Source code of charts:

-- Start --

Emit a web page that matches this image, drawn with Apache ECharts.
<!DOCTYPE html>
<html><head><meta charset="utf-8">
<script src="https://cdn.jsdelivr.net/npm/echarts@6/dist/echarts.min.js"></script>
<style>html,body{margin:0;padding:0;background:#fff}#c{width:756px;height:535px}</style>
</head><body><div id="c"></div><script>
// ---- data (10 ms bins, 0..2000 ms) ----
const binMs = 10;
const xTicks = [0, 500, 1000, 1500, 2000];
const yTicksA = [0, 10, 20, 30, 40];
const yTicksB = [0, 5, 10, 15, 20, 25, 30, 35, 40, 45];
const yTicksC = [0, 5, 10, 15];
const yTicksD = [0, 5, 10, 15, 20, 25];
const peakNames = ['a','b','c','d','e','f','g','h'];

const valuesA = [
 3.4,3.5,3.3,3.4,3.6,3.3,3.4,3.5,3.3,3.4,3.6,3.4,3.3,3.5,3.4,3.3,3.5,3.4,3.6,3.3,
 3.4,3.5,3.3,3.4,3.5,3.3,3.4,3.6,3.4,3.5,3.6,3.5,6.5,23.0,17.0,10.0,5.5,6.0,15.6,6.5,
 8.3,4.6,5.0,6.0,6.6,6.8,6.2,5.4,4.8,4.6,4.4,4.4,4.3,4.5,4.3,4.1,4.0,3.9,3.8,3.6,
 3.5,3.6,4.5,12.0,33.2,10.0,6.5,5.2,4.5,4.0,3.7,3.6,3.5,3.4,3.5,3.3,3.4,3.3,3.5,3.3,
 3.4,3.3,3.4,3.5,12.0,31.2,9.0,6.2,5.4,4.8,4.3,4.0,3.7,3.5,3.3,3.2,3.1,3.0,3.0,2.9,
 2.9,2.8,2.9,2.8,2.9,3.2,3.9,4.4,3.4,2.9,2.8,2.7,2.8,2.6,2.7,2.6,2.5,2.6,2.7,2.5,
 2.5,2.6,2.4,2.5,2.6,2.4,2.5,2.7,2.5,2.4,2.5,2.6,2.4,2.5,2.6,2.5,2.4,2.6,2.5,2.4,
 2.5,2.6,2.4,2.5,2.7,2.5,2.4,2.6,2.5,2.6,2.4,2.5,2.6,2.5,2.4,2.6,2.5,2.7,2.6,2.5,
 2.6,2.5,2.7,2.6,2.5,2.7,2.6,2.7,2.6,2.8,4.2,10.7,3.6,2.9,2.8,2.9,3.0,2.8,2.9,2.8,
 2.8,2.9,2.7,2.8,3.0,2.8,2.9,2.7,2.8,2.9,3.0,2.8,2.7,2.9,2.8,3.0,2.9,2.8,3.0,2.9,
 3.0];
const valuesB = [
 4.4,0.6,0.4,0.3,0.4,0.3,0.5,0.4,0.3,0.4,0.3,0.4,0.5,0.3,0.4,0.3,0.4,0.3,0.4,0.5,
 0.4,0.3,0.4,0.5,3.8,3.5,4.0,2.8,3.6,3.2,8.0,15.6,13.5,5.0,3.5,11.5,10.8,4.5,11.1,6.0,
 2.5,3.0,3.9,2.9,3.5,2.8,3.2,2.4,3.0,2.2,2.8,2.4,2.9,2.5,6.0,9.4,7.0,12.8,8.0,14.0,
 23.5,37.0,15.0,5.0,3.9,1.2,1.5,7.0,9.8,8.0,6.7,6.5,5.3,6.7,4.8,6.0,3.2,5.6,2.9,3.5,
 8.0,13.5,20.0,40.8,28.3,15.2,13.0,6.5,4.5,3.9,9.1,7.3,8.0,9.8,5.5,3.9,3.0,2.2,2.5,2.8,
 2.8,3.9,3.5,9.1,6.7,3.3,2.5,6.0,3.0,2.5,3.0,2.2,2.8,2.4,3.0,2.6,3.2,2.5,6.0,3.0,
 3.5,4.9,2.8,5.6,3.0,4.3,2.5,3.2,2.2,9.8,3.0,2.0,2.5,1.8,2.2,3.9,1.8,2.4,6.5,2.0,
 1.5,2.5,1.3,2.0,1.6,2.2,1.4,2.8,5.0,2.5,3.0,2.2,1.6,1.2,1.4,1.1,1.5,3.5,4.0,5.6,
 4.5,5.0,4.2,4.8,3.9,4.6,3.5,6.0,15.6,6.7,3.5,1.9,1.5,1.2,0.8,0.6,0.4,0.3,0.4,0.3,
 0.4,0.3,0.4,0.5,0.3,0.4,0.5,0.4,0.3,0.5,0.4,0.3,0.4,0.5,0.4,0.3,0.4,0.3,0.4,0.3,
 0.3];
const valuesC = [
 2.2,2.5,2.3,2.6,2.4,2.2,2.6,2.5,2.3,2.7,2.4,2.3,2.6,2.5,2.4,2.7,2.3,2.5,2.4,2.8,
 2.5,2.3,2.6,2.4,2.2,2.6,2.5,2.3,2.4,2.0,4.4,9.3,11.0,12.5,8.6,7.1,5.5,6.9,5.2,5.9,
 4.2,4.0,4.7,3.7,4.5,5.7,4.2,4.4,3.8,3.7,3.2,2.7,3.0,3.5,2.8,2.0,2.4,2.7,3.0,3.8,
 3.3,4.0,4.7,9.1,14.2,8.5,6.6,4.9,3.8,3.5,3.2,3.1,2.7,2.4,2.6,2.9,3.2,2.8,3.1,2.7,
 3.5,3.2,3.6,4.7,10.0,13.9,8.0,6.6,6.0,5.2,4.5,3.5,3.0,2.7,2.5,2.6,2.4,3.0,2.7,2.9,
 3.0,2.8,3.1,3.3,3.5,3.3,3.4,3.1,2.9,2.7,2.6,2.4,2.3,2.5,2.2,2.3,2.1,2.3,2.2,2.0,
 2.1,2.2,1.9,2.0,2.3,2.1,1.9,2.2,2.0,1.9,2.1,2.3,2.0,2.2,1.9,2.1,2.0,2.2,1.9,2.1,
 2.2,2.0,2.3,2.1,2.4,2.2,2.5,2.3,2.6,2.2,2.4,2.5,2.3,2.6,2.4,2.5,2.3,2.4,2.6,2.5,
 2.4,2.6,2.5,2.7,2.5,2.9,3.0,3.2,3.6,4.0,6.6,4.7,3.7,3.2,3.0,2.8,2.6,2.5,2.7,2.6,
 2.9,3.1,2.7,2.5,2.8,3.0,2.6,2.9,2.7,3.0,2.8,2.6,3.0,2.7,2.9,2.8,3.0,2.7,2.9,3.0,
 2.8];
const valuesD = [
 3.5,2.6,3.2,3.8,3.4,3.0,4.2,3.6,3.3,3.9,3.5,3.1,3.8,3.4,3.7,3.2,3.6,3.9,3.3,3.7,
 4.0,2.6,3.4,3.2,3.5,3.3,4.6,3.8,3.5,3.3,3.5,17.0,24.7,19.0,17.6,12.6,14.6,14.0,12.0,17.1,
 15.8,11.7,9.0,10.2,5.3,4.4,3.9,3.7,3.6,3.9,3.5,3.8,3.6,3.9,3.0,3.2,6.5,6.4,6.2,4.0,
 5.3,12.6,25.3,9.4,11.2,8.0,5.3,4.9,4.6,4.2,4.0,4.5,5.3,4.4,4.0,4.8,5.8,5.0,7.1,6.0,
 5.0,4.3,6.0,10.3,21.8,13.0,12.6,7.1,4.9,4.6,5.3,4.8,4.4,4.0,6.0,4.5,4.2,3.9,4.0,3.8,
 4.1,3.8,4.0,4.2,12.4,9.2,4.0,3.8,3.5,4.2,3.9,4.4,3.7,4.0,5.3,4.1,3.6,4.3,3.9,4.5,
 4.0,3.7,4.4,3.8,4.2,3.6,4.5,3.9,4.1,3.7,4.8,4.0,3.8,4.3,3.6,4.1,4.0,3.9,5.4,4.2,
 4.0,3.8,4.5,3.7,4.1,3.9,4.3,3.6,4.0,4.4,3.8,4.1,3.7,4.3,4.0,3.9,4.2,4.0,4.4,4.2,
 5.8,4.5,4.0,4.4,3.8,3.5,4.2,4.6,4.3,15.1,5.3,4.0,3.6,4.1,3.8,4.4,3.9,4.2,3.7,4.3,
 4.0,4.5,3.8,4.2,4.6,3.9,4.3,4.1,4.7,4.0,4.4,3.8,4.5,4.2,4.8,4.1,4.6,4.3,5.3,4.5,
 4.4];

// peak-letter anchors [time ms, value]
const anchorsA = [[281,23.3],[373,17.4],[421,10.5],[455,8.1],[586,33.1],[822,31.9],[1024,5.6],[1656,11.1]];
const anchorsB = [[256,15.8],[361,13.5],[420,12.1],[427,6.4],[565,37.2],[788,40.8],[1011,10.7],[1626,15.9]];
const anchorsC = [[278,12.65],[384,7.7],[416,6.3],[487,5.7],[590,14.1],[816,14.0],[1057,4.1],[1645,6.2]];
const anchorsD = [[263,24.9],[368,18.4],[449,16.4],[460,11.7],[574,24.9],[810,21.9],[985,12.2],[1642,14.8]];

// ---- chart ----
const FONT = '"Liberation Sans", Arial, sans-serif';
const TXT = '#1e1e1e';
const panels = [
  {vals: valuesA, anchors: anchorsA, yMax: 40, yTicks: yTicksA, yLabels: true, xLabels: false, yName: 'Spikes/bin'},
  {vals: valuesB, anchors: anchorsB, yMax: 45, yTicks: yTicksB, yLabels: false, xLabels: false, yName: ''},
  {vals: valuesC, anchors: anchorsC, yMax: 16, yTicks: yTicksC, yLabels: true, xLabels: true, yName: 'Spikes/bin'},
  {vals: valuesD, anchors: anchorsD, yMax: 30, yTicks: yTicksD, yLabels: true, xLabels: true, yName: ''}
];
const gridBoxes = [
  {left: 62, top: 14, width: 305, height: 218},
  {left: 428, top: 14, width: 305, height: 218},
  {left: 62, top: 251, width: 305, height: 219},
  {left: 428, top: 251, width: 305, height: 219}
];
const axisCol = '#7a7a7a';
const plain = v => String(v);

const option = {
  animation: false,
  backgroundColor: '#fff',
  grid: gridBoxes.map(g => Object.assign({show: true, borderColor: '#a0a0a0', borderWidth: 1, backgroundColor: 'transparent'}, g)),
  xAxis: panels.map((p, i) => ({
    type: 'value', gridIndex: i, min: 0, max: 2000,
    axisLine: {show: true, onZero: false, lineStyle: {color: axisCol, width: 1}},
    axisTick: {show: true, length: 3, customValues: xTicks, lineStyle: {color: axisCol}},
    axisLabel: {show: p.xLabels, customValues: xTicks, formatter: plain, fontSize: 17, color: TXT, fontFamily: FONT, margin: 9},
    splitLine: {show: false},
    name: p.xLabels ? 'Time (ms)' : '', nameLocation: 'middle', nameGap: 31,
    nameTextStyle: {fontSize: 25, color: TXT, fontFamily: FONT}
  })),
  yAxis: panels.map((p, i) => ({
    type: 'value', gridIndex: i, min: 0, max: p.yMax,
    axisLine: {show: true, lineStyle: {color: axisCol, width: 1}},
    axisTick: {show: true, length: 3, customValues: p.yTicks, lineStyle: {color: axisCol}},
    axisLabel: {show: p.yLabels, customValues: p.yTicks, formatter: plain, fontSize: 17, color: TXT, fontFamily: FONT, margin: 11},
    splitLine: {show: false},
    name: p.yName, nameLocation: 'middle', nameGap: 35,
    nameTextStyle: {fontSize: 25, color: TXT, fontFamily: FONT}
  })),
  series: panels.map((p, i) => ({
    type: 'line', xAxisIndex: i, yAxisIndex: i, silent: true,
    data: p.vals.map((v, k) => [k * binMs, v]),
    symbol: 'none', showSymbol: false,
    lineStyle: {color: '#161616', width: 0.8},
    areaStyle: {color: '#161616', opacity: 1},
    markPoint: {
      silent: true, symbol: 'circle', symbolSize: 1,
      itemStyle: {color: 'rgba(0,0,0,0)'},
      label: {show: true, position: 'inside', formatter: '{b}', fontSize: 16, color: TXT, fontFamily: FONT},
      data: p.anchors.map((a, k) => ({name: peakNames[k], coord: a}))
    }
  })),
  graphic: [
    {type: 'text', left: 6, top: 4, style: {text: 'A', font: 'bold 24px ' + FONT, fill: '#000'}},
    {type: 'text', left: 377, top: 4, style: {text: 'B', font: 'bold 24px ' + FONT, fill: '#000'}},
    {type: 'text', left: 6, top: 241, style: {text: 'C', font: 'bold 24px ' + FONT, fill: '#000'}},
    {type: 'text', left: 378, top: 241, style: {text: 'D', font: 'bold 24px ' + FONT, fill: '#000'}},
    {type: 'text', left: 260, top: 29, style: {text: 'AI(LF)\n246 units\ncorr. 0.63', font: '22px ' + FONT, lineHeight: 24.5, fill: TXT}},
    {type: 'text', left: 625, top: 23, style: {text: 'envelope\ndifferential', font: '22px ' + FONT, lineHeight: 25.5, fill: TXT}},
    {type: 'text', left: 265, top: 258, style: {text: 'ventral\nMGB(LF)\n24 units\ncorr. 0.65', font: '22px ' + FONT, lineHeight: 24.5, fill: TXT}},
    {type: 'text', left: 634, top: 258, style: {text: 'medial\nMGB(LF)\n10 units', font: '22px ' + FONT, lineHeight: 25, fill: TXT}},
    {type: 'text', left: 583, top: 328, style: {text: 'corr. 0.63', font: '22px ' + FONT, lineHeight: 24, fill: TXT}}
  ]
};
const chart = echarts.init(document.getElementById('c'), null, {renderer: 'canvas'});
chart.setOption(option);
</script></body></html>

-- End --
-- Start --

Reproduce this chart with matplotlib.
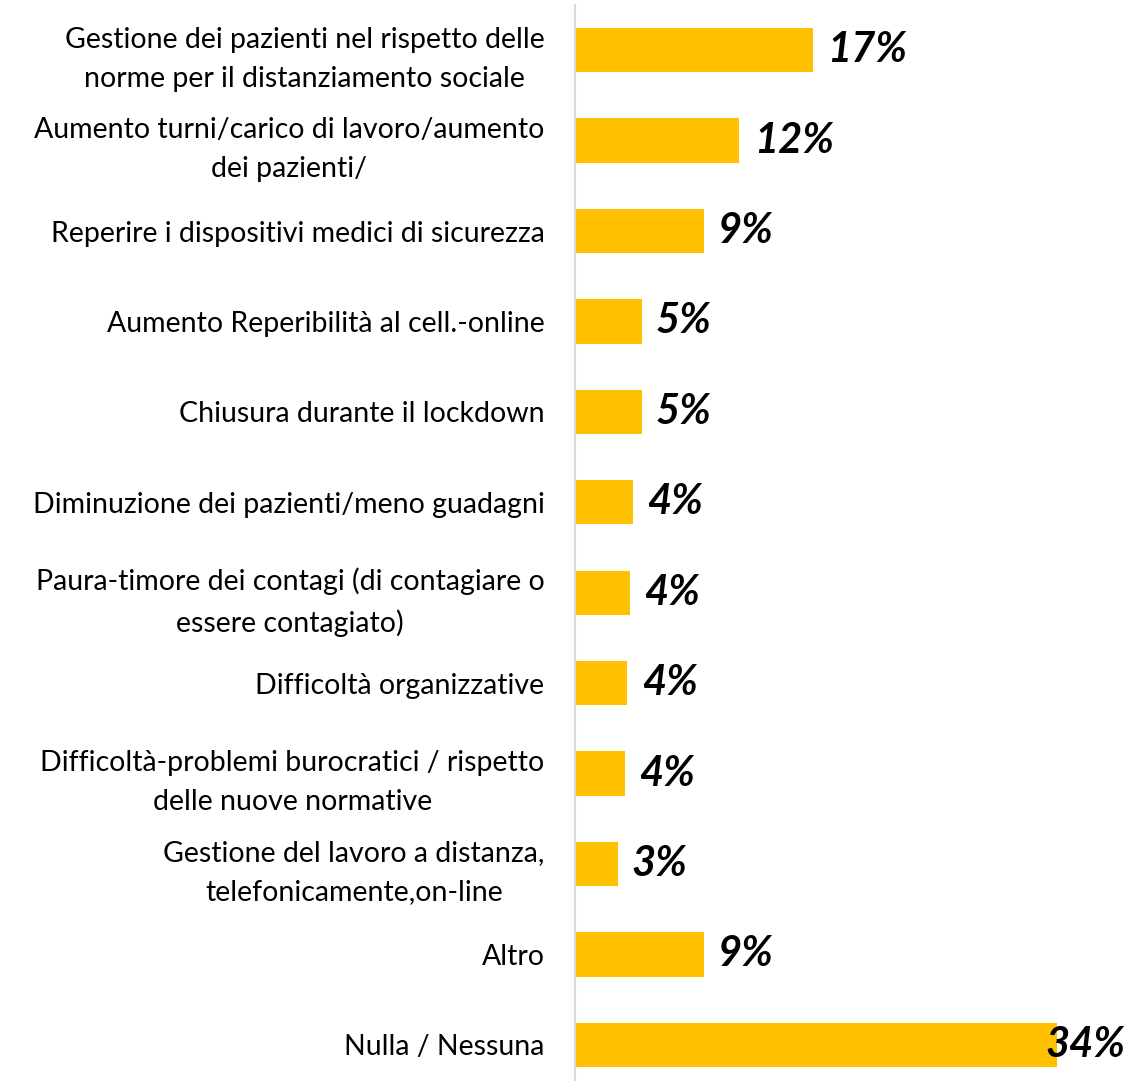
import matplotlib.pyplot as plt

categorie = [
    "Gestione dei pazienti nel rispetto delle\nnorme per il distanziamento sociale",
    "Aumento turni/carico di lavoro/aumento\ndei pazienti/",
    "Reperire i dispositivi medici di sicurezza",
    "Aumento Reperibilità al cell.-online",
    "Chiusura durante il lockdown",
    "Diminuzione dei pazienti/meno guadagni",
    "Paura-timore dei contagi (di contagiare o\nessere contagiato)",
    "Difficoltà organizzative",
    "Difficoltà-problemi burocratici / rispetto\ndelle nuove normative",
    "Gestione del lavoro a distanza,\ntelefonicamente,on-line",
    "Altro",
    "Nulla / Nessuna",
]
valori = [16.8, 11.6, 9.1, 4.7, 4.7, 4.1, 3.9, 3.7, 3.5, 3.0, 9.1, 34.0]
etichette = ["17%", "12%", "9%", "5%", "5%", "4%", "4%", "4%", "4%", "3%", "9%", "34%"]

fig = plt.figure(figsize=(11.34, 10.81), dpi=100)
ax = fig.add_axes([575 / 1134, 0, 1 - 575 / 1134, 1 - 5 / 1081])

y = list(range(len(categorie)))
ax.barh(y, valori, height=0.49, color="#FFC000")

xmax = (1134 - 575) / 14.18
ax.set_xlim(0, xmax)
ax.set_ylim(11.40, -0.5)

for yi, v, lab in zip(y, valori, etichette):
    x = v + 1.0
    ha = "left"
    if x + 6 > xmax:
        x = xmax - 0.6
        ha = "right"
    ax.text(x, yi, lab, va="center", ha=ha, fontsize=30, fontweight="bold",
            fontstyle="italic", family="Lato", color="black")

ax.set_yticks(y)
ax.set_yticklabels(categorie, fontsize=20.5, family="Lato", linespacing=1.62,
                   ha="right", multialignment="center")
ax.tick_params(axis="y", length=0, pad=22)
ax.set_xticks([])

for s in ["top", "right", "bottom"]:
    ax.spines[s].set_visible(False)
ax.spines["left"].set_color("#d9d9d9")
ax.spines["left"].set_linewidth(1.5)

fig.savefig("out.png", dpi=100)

-- End --

What is needed: Take out nothing but the lines from the one containing "Reproduce this chart with matplotlib." to the one containing "import matplotlib.pyplot as plt", inclusive, retyped exactly. Drop the pictures.

Exercise solution:
Reproduce this chart with matplotlib.
import matplotlib.pyplot as plt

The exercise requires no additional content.